> _AVAILABLE DATA_
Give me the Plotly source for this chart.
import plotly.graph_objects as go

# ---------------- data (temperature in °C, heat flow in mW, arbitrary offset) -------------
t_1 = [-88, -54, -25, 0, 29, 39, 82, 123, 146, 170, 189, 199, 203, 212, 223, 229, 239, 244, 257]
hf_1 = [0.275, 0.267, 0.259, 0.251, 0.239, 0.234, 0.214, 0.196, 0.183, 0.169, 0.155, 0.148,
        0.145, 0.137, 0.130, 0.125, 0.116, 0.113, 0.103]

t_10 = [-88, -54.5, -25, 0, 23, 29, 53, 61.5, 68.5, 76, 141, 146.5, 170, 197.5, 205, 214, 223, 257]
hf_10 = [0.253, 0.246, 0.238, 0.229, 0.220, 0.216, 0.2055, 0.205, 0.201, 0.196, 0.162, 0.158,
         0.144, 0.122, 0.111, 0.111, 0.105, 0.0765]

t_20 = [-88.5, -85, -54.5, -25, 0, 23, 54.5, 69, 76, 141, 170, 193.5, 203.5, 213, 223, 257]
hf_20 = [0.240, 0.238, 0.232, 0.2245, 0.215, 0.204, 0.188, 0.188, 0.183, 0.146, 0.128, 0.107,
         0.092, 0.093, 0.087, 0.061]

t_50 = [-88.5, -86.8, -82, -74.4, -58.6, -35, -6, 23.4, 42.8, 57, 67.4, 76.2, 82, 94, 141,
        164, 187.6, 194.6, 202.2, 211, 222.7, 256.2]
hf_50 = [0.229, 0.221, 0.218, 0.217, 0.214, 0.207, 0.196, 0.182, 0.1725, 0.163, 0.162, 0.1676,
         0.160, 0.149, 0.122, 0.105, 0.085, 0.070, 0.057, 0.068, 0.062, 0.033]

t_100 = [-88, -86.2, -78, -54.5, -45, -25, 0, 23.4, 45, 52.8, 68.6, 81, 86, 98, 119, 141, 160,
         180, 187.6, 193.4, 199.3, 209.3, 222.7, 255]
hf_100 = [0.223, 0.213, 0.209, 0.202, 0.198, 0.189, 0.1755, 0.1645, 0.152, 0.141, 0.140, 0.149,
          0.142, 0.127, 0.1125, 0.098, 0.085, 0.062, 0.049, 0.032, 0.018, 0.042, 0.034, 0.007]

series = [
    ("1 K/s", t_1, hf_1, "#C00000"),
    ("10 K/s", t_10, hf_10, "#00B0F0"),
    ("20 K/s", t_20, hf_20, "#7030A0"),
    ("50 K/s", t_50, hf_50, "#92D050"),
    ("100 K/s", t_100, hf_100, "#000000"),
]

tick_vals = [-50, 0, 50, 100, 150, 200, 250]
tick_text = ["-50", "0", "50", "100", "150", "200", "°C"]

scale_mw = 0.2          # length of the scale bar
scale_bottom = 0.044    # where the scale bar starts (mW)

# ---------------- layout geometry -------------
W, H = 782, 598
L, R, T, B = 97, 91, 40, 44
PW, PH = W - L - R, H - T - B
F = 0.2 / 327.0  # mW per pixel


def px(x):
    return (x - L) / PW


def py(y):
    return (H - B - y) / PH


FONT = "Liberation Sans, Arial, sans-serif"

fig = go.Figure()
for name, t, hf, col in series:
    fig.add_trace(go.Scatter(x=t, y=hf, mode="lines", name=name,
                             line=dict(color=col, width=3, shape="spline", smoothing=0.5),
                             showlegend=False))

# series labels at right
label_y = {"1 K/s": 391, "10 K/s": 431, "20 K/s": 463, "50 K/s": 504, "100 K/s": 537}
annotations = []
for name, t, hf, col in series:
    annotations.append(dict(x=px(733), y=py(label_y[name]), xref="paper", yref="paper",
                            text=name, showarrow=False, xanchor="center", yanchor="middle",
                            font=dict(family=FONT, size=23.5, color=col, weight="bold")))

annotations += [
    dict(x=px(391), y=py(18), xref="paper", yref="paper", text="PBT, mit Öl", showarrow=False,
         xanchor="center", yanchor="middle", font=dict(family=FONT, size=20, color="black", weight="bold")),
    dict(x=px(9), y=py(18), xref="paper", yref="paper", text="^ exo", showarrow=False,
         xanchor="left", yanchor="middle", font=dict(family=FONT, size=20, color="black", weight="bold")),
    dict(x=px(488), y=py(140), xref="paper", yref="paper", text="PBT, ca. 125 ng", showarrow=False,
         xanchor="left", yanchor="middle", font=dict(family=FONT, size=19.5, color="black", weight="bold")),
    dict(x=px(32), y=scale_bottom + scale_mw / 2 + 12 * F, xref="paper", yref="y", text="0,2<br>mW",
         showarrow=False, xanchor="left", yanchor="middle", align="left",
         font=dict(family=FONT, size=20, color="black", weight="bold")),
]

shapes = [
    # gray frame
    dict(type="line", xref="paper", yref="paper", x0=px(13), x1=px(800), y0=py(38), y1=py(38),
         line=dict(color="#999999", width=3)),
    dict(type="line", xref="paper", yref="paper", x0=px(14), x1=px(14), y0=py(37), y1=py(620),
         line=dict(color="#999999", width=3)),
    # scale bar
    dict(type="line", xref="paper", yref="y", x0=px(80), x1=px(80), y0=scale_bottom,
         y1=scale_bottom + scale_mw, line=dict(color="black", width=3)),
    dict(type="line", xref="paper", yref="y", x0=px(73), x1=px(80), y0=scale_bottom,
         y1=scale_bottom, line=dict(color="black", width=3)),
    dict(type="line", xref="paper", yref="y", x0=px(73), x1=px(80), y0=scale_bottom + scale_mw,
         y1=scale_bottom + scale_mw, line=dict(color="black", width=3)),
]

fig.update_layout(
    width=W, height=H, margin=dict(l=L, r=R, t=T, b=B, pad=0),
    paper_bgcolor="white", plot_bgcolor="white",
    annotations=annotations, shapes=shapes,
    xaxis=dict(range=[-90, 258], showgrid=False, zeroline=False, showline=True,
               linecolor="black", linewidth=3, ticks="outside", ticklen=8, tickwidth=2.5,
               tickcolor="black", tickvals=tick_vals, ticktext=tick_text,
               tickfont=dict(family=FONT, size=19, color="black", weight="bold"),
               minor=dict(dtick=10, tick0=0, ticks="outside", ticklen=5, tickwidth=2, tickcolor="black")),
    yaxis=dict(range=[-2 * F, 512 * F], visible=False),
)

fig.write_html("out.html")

> _OBJECTIVE_
Repeat exactly, please, each line from the beginning of the data through the line with "0.144, 0.122, 0.111, 0.111, 0.105, 0.0765]" in it, and only those lines.

> _SOLUTION TO THE PROBLEM_
Give me the Plotly source for this chart.
import plotly.graph_objects as go

# ---------------- data (temperature in °C, heat flow in mW, arbitrary offset) -------------
t_1 = [-88, -54, -25, 0, 29, 39, 82, 123, 146, 170, 189, 199, 203, 212, 223, 229, 239, 244, 257]
hf_1 = [0.275, 0.267, 0.259, 0.251, 0.239, 0.234, 0.214, 0.196, 0.183, 0.169, 0.155, 0.148,
        0.145, 0.137, 0.130, 0.125, 0.116, 0.113, 0.103]

t_10 = [-88, -54.5, -25, 0, 23, 29, 53, 61.5, 68.5, 76, 141, 146.5, 170, 197.5, 205, 214, 223, 257]
hf_10 = [0.253, 0.246, 0.238, 0.229, 0.220, 0.216, 0.2055, 0.205, 0.201, 0.196, 0.162, 0.158,
         0.144, 0.122, 0.111, 0.111, 0.105, 0.0765]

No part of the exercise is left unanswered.